Latency in human speech transmision has deep psychological impact on a conversation. A Japanese research project called SpeechJammer exploited this part of our senses by inventing a “shut up gun.” When pointed at a person it makes them immediately stop talking. Everyone who has used a cell phone knows the frustration of “echo” where you hear your own voice, slightly delayed. The delay is caused by the network latency of the cellular carrier.
Here in the USA, some prowords evolved into a coloquial language, complete with slang thanks to the Citizen Band radio boom of the 1960s and the truck driving culture that used it to communicate while on the road. The 1977 film Smokey and the Bandit is more than just a touching love story with world class actors, it is an amazing dramatization of an information culture that resembled pre-Internet BBS systems and current day Internet Relay Chat (IRC) networks around the globe. The truck drivers portrayed in that movie have a mobile, decentralized information sharing network that is anonymous. The users have pseudonyms and a language of their own. Many of them have never met their CB radio friends IRL. They are invisible companions on the lonely road of the US of A.
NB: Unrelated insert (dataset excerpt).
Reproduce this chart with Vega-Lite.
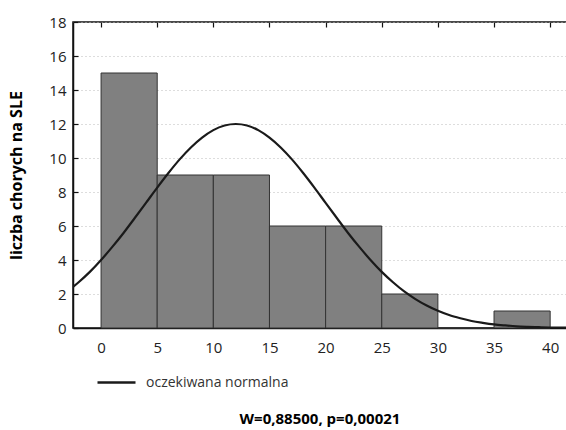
{
  "$schema": "https://vega.github.io/schema/vega-lite/v6.json",
  "width": 494,
  "height": 306,
  "autosize": "none",
  "padding": {"left": 73, "top": 22, "right": 0, "bottom": 102},
  "config": {
    "font": "Open Sans",
    "view": {"stroke": "#111", "strokeWidth": 1.5},
    "axisY": {"labelOverlap": false, "tickSize": -5, "labelPadding": 12, "ticks": true, "tickColor": "#111", "tickWidth": 1.2, "domainColor": "#111", "domainWidth": 1.5, "labelFontSize": 15, "labelColor": "#222", "gridColor": "#bbbbbb", "gridDash": [1, 3]}
  },
  "title": {"text": "W=0,88500, p=0,00021", "orient": "bottom", "anchor": "middle", "fontSize": 15, "fontWeight": "bold", "color": "#000", "offset": 22, "font": "Open Sans"},
  "layer": [
    {
      "data": {"values": [
        {"bin_start": 0, "bin_end": 5, "count": 15},
        {"bin_start": 5, "bin_end": 10, "count": 9},
        {"bin_start": 10, "bin_end": 15, "count": 9},
        {"bin_start": 15, "bin_end": 20, "count": 6},
        {"bin_start": 20, "bin_end": 25, "count": 6},
        {"bin_start": 25, "bin_end": 30, "count": 2},
        {"bin_start": 30, "bin_end": 35, "count": 0},
        {"bin_start": 35, "bin_end": 40, "count": 1}
      ]},
      "mark": {"type": "rect", "fill": "#808080", "stroke": "#333333", "strokeWidth": 1},
      "encoding": {
        "x": {"field": "bin_start", "type": "quantitative", "scale": {"domain": [-2.5, 41.5], "nice": false, "zero": false},
          "axis": {"orient": "top", "values": [0, 5, 10, 15, 20, 25, 30, 35, 40], "labels": false, "ticks": true, "tickSize": -5, "tickColor": "#111", "tickWidth": 1.2, "domain": false, "grid": false, "title": null}},
        "x2": {"field": "bin_end"},
        "y": {"field": "count", "type": "quantitative", "scale": {"domain": [0, 18], "nice": false},
          "axis": {"orient": "left", "values": [0, 2, 4, 6, 8, 10, 12, 14, 16, 18], "labelOverlap": false, "grid": true, "title": "liczba chorych na SLE", "titleFontSize": 16, "titleFontWeight": "bold", "titleColor": "#000", "titlePadding": 24}},
        "y2": {"datum": 0}
      }
    },
    {
      "data": {"values": [
        {"x": -2.5, "y": 2.41}, {"x": -2, "y": 2.69}, {"x": -1, "y": 3.30}, {"x": 0, "y": 4.00},
        {"x": 1, "y": 4.77}, {"x": 2, "y": 5.59}, {"x": 3, "y": 6.47}, {"x": 4, "y": 7.36},
        {"x": 5, "y": 8.26}, {"x": 6, "y": 9.12}, {"x": 7, "y": 9.92}, {"x": 8, "y": 10.62},
        {"x": 9, "y": 11.20}, {"x": 10, "y": 11.64}, {"x": 11, "y": 11.91}, {"x": 12, "y": 12.0},
        {"x": 13, "y": 11.91}, {"x": 14, "y": 11.64}, {"x": 15, "y": 11.20}, {"x": 16, "y": 10.62},
        {"x": 17, "y": 9.92}, {"x": 18, "y": 9.12}, {"x": 19, "y": 8.26}, {"x": 20, "y": 7.36},
        {"x": 21, "y": 6.47}, {"x": 22, "y": 5.59}, {"x": 23, "y": 4.77}, {"x": 24, "y": 4.00},
        {"x": 25, "y": 3.30}, {"x": 26, "y": 2.69}, {"x": 27, "y": 2.15}, {"x": 28, "y": 1.70},
        {"x": 29, "y": 1.32}, {"x": 30, "y": 1.01}, {"x": 31, "y": 0.76}, {"x": 32, "y": 0.57},
        {"x": 33, "y": 0.41}, {"x": 34, "y": 0.30}, {"x": 35, "y": 0.21}, {"x": 36, "y": 0.15},
        {"x": 37, "y": 0.10}, {"x": 38, "y": 0.069}, {"x": 39, "y": 0.046}, {"x": 40, "y": 0.030},
        {"x": 41, "y": 0.020}, {"x": 41.5, "y": 0.016}
      ]},
      "mark": {"type": "line", "interpolate": "monotone", "strokeWidth": 2.2, "clip": true},
      "encoding": {
        "x": {"field": "x", "type": "quantitative", "scale": {"domain": [-2.5, 41.5], "nice": false, "zero": false},
          "axis": {"orient": "bottom", "values": [0, 5, 10, 15, 20, 25, 30, 35, 40], "ticks": false, "grid": false, "title": null, "domainColor": "#111", "domainWidth": 1.5, "labelFontSize": 15, "labelColor": "#222", "labelPadding": 12}},
        "y": {"field": "y", "type": "quantitative", "axis": {"orient": "left", "values": [0, 2, 4, 6, 8, 10, 12, 14, 16, 18], "labelOverlap": false, "grid": true, "title": "liczba chorych na SLE", "titleFontSize": 16, "titleFontWeight": "bold", "titleColor": "#000", "titlePadding": 24}},
        "color": {"datum": "oczekiwana normalna", "type": "nominal", "scale": {"range": ["#1a1a1a"]},
          "legend": {"title": null, "orient": "none", "legendX": 23, "legendY": 340, "symbolType": "stroke", "symbolSize": 1444, "symbolStrokeWidth": 2.5, "labelFontSize": 14, "labelColor": "#333", "labelOffset": 9}}
      }
    }
  ],
  "resolve": {"scale": {"x": "independent"}, "axis": {"x": "independent"}}
}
Old ideas are worth bringing back if they have strong roots. CB and general purpose radio telephones have a long history, unlike the standard the standard of tody, VoIP. Perhaps these features are thought of as obsolete or not cutting-edge enough to model into a digital system. Regardless of the reason, if you are looking for a mobile and open source PTT solution to use on the Internet with anonymity and security, Mumble over Tor is currently the state of the art. All you have to do is throw in some prowords to keep the conversation flowing.